Nathan, good for your brother.

And as I noted in an updated to my irks, I really want of these cell phone jammers. I know they're illegal in this country. But they shouldn't be.

MWT said...

When I was working at the takeout, I made damn sure that I helped every customer in the order that they arrived. This included phone customers. If it rang while I was helping someone at the counter, I asked them to hold. There were times when I had both phones on hold while there was a line at the counter, and I put everyone in order by when they set foot in the store and when the phone rang. This mostly went over very well with the customers.

I also tried really hard to put the order tickets in the order that I received them, but the kitchen staff under that second manager wasn't quite so good about getting that part right. (I had to do a lot of apologizing on their behalf sometimes... we had some very upset people when they were first to order and last to leave, 40 minutes later...)
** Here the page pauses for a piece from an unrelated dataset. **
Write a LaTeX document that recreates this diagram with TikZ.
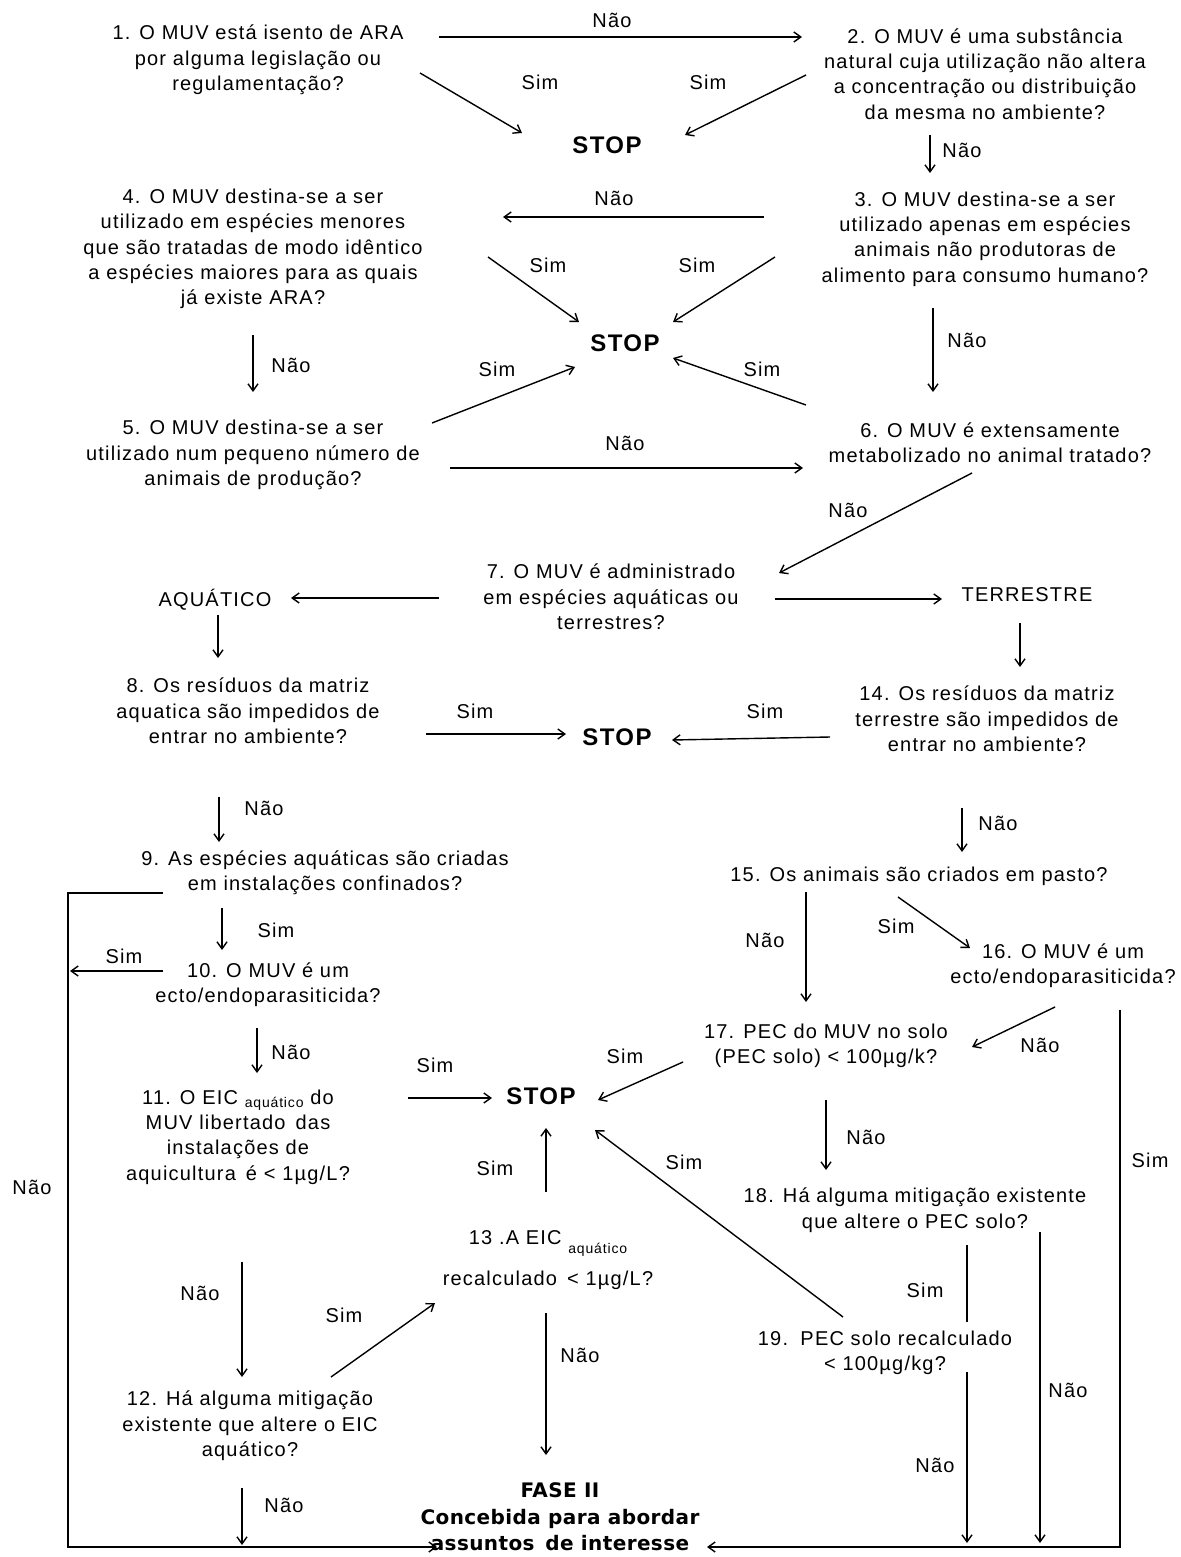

Meanwhile, around the corner was a Subway. For some reason, their policy was to try to make everybody's sandwiches at once. So the guy would ask five people in line what they wanted, cut open five loaves of bread, put meats on all five, put veggies on all five, then ring up all five. If you were first in that line, you were left waiting for your sandwich a REALLY LONG TIME. I mean, he'd finish up my sandwich and put it in a bag with the napkins, and then instead of ringing it up, he'd go work on the sandwich of the guy behind me. I finally got irritated enough by this that I point blank told them to quit it.